* Start GIVEN INFORMATION *

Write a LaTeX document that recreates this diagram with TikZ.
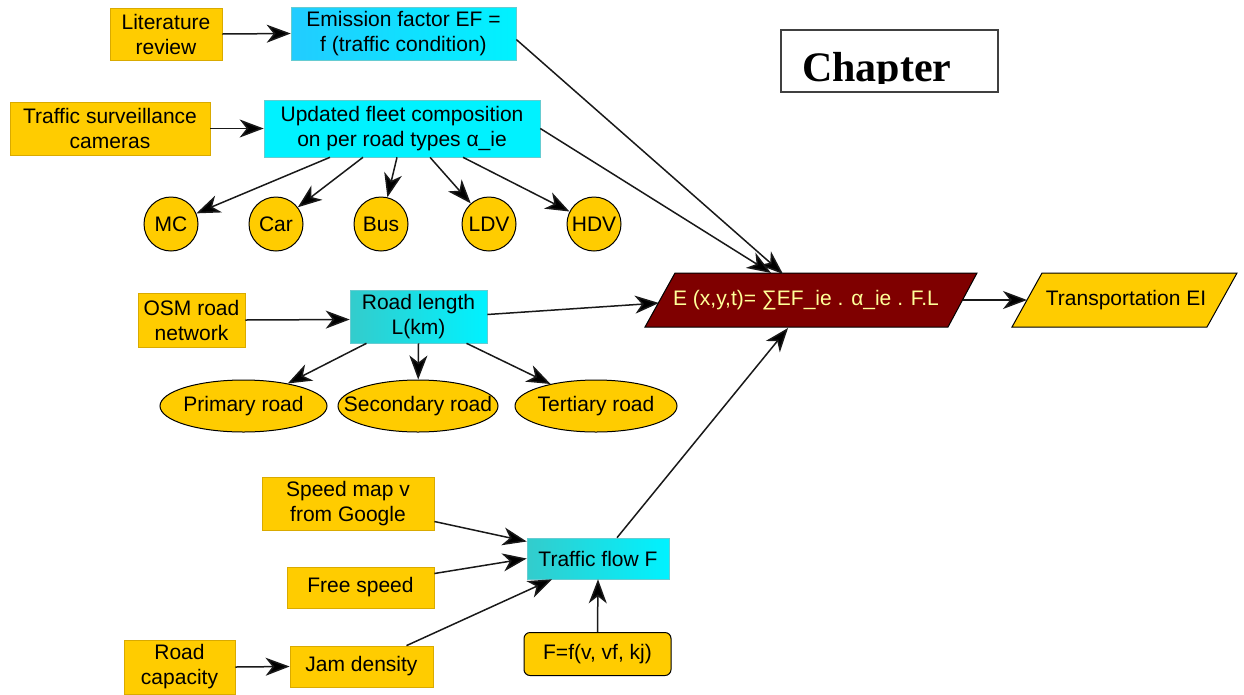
\documentclass[tikz,border=0pt]{standalone}
\usepackage{fontspec}
\setmainfont{Liberation Sans}
\newfontfamily\chapfont{Liberation Serif}
\usetikzlibrary{arrows.meta,shapes.geometric,calc}
\definecolor{yfill}{HTML}{FFCC00}
\definecolor{yedge}{HTML}{D9AA00}
\definecolor{cyanA}{HTML}{00F2FF}
\definecolor{cyanB}{HTML}{22CCFF}
\definecolor{tealA}{HTML}{33CCCC}
\definecolor{dred}{HTML}{7F0000}
\definecolor{etext}{HTML}{FFFF99}
\begin{document}
\begin{tikzpicture}[x=1pt,y=-1pt,
  txt/.style={font=\fontsize{21}{25}\selectfont, align=center, inner sep=0pt},
  ybox/.style={txt, fill=yfill, draw=yedge, line width=0.8pt},
  cbox/.style={txt, draw=cyanA!70!black!60, line width=0.6pt, left color=cyanB, right color=cyanA},
  tbox/.style={txt, draw=cyanA!70!black!60, line width=0.6pt, left color=tealA, right color=cyanA},
  ycirc/.style={txt, circle, fill=yfill, draw=black, line width=1pt, minimum size=54pt},
  yell/.style={txt, ellipse, fill=yfill, draw=black, line width=1pt, minimum height=52pt},
  arr/.style={draw=black!90, line width=1.5pt, -{Stealth[length=24pt,width=18pt,inset=7pt,fill=black]}}]
\useasboundingbox (0,0) rectangle (1244,694);

% top-left
\node[ybox, minimum width=112, minimum height=52] (lit) at (166,34) {Literature\\review};
\node[cbox, minimum width=225, minimum height=53] (emis) at (403.5,33.5) {Emission factor EF =\\f (traffic condition)};
\node[ybox, minimum width=200, minimum height=53] (cam) at (110,128.5) {Traffic surveillance\\cameras};
\node[txt, fill=cyanA, draw=cyanA!70!black!60, line width=0.6pt, minimum width=276, minimum height=57] (upd) at (402,128.5) {Updated fleet composition\\on per road types α\_ie};

\node[ycirc] (mc) at (171,224) {MC};
\node[ycirc] (car) at (276,224) {Car};
\node[ycirc] (bus) at (381,224) {Bus};
\node[ycirc] (ldv) at (489,224) {LDV};
\node[ycirc] (hdv) at (594,224) {HDV};

% chapter box
\node[draw=black!75, line width=1.2pt, fill=white, minimum width=217, minimum height=62, inner sep=0pt] (chap) at (889.5,61) {};
\begin{scope}
\clip (782,31) rectangle (997,83);
\node[anchor=base west, inner sep=0pt, font=\chapfont\bfseries\fontsize{42}{42}\selectfont] (chaptxt) at (802,81) {Chapter};
\end{scope}

% road network
\node[ybox, minimum width=107, minimum height=54] (osm) at (191.5,320) {OSM road\\network};
\node[tbox, minimum width=137, minimum height=53] (len) at (418.5,316.5) {Road length\\L(km)};
\node[yell, minimum width=167] (pri) at (243.5,406) {\makebox[0pt]{Primary road}};
\node[yell, minimum width=160] (sec) at (418,406) {\makebox[0pt]{Secondary road}};
\node[yell, minimum width=162] (ter) at (596,406) {\makebox[0pt]{Tertiary road}};

% E formula
\draw[fill=dred, draw=black, line width=1pt] (645,327) -- (675,273) -- (977,273) -- (948,327) -- cycle;
\node[txt, text=etext] (E) at (806,300) {E (x,y,t)= ∑EF\_ie . α\_ie . F.L};
\coordinate (Etop1) at (771,273);
\coordinate (Etop2) at (783,274);
\coordinate (Eleft) at (659,303);
\coordinate (Ebot) at (788,328);
\coordinate (Eright) at (963,300);

\draw[fill=yfill, draw=black, line width=1pt] (1012,327) -- (1042,273) -- (1237,273) -- (1207,327) -- cycle;
\node[txt] (tei) at (1126,300) {Transportation EI};
\coordinate (Tleft) at (1027,300);

% traffic flow
\node[ybox, minimum width=172, minimum height=53] (spd) at (348,503.5) {Speed map v\\from Google};
\node[ybox, minimum width=147, minimum height=41] (free) at (360.5,587.5) {Free speed};
\node[tbox, minimum width=142, minimum height=41] (flow) at (598,558.5) {Traffic flow F};
\node[ybox, minimum width=111, minimum height=54] (cap) at (179.5,667) {Road\\capacity};
\node[ybox, minimum width=143, minimum height=41] (jam) at (361.5,666.5) {Jam density};
\node[txt, fill=yfill, draw=black, line width=1pt, rounded corners=6pt, minimum width=147, minimum height=43] (ff) at (597.5,654) {F=f(v, vf, kj)};

% connectors
\draw[arr] (lit.east) -- (emis.west);
\draw[arr] (cam.east) -- (upd.west);
\draw[arr] ([yshift=-6]emis.east) -- (Etop2);
\draw[arr] (upd.east) -- (Etop1);
\draw[arr] ([xshift=-72]upd.south) -- (mc);
\draw[arr] ([xshift=-39]upd.south) -- (car);
\draw[arr] ([xshift=-5]upd.south) -- (bus);
\draw[arr] ([xshift=28]upd.south) -- (ldv);
\draw[arr] ([xshift=61]upd.south) -- (hdv);
\draw[arr] (osm.east) -- ([yshift=-3]len.west);
\draw[arr] ([yshift=2]len.east) -- (Eleft);
\draw[arr] ([xshift=-52]len.south) -- (pri);
\draw[arr] (len.south) -- (sec);
\draw[arr] ([xshift=48]len.south) -- (ter);
\draw[arr] (Eright) -- (Tleft);
\draw[arr] ([yshift=-18]spd.east) -- ([yshift=17]flow.west);
\draw[arr] ([yshift=14]free.east) -- (flow.west);
\draw[arr] ([xshift=45]jam.north) -- ([xshift=-46]flow.south);
\draw[arr] (cap.east) -- (jam.west);
\draw[arr] (ff.north) -- (flow.south);
\draw[arr] ([xshift=19]flow.north) -- (Ebot);
\end{tikzpicture}
\end{document}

* End GIVEN INFORMATION *

▶ [TASK OBJECTIVE]: All of the data needs repeating exactly, but the pictures do not.

▶ [REPLY TO THE TASK]:
Write a LaTeX document that recreates this diagram with TikZ.
\documentclass[tikz,border=0pt]{standalone}
\usepackage{fontspec}
\setmainfont{Liberation Sans}
\newfontfamily\chapfont{Liberation Serif}
\usetikzlibrary{arrows.meta,shapes.geometric,calc}
\definecolor{yfill}{HTML}{FFCC00}
\definecolor{yedge}{HTML}{D9AA00}
\definecolor{cyanA}{HTML}{00F2FF}
\definecolor{cyanB}{HTML}{22CCFF}
\definecolor{tealA}{HTML}{33CCCC}
\definecolor{dred}{HTML}{7F0000}
\definecolor{etext}{HTML}{FFFF99}
\begin{document}
\begin{tikzpicture}[x=1pt,y=-1pt,
  txt/.style={font=\fontsize{21}{25}\selectfont, align=center, inner sep=0pt},
  ybox/.style={txt, fill=yfill, draw=yedge, line width=0.8pt},
  cbox/.style={txt, draw=cyanA!70!black!60, line width=0.6pt, left color=cyanB, right color=cyanA},
  tbox/.style={txt, draw=cyanA!70!black!60, line width=0.6pt, left color=tealA, right color=cyanA},
  ycirc/.style={txt, circle, fill=yfill, draw=black, line width=1pt, minimum size=54pt},
  yell/.style={txt, ellipse, fill=yfill, draw=black, line width=1pt, minimum height=52pt},
  arr/.style={draw=black!90, line width=1.5pt, -{Stealth[length=24pt,width=18pt,inset=7pt,fill=black]}}]
\useasboundingbox (0,0) rectangle (1244,694);

% top-left
\node[ybox, minimum width=112, minimum height=52] (lit) at (166,34) {Literature\\review};
\node[cbox, minimum width=225, minimum height=53] (emis) at (403.5,33.5) {Emission factor EF =\\f (traffic condition)};
\node[ybox, minimum width=200, minimum height=53] (cam) at (110,128.5) {Traffic surveillance\\cameras};
\node[txt, fill=cyanA, draw=cyanA!70!black!60, line width=0.6pt, minimum width=276, minimum height=57] (upd) at (402,128.5) {Updated fleet composition\\on per road types α\_ie};

\node[ycirc] (mc) at (171,224) {MC};
\node[ycirc] (car) at (276,224) {Car};
\node[ycirc] (bus) at (381,224) {Bus};
\node[ycirc] (ldv) at (489,224) {LDV};
\node[ycirc] (hdv) at (594,224) {HDV};

% chapter box
\node[draw=black!75, line width=1.2pt, fill=white, minimum width=217, minimum height=62, inner sep=0pt] (chap) at (889.5,61) {};
\begin{scope}
\clip (782,31) rectangle (997,83);
\node[anchor=base west, inner sep=0pt, font=\chapfont\bfseries\fontsize{42}{42}\selectfont] (chaptxt) at (802,81) {Chapter};
\end{scope}

% road network
\node[ybox, minimum width=107, minimum height=54] (osm) at (191.5,320) {OSM road\\network};
\node[tbox, minimum width=137, minimum height=53] (len) at (418.5,316.5) {Road length\\L(km)};
\node[yell, minimum width=167] (pri) at (243.5,406) {\makebox[0pt]{Primary road}};
\node[yell, minimum width=160] (sec) at (418,406) {\makebox[0pt]{Secondary road}};
\node[yell, minimum width=162] (ter) at (596,406) {\makebox[0pt]{Tertiary road}};

% E formula
\draw[fill=dred, draw=black, line width=1pt] (645,327) -- (675,273) -- (977,273) -- (948,327) -- cycle;
\node[txt, text=etext] (E) at (806,300) {E (x,y,t)= ∑EF\_ie . α\_ie . F.L};
\coordinate (Etop1) at (771,273);
\coordinate (Etop2) at (783,274);
\coordinate (Eleft) at (659,303);
\coordinate (Ebot) at (788,328);
\coordinate (Eright) at (963,300);

\draw[fill=yfill, draw=black, line width=1pt] (1012,327) -- (1042,273) -- (1237,273) -- (1207,327) -- cycle;
\node[txt] (tei) at (1126,300) {Transportation EI};
\coordinate (Tleft) at (1027,300);

% traffic flow
\node[ybox, minimum width=172, minimum height=53] (spd) at (348,503.5) {Speed map v\\from Google};
\node[ybox, minimum width=147, minimum height=41] (free) at (360.5,587.5) {Free speed};
\node[tbox, minimum width=142, minimum height=41] (flow) at (598,558.5) {Traffic flow F};
\node[ybox, minimum width=111, minimum height=54] (cap) at (179.5,667) {Road\\capacity};
\node[ybox, minimum width=143, minimum height=41] (jam) at (361.5,666.5) {Jam density};
\node[txt, fill=yfill, draw=black, line width=1pt, rounded corners=6pt, minimum width=147, minimum height=43] (ff) at (597.5,654) {F=f(v, vf, kj)};

% connectors
\draw[arr] (lit.east) -- (emis.west);
\draw[arr] (cam.east) -- (upd.west);
\draw[arr] ([yshift=-6]emis.east) -- (Etop2);
\draw[arr] (upd.east) -- (Etop1);
\draw[arr] ([xshift=-72]upd.south) -- (mc);
\draw[arr] ([xshift=-39]upd.south) -- (car);
\draw[arr] ([xshift=-5]upd.south) -- (bus);
\draw[arr] ([xshift=28]upd.south) -- (ldv);
\draw[arr] ([xshift=61]upd.south) -- (hdv);
\draw[arr] (osm.east) -- ([yshift=-3]len.west);
\draw[arr] ([yshift=2]len.east) -- (Eleft);
\draw[arr] ([xshift=-52]len.south) -- (pri);
\draw[arr] (len.south) -- (sec);
\draw[arr] ([xshift=48]len.south) -- (ter);
\draw[arr] (Eright) -- (Tleft);
\draw[arr] ([yshift=-18]spd.east) -- ([yshift=17]flow.west);
\draw[arr] ([yshift=14]free.east) -- (flow.west);
\draw[arr] ([xshift=45]jam.north) -- ([xshift=-46]flow.south);
\draw[arr] (cap.east) -- (jam.west);
\draw[arr] (ff.north) -- (flow.south);
\draw[arr] ([xshift=19]flow.north) -- (Ebot);
\end{tikzpicture}
\end{document}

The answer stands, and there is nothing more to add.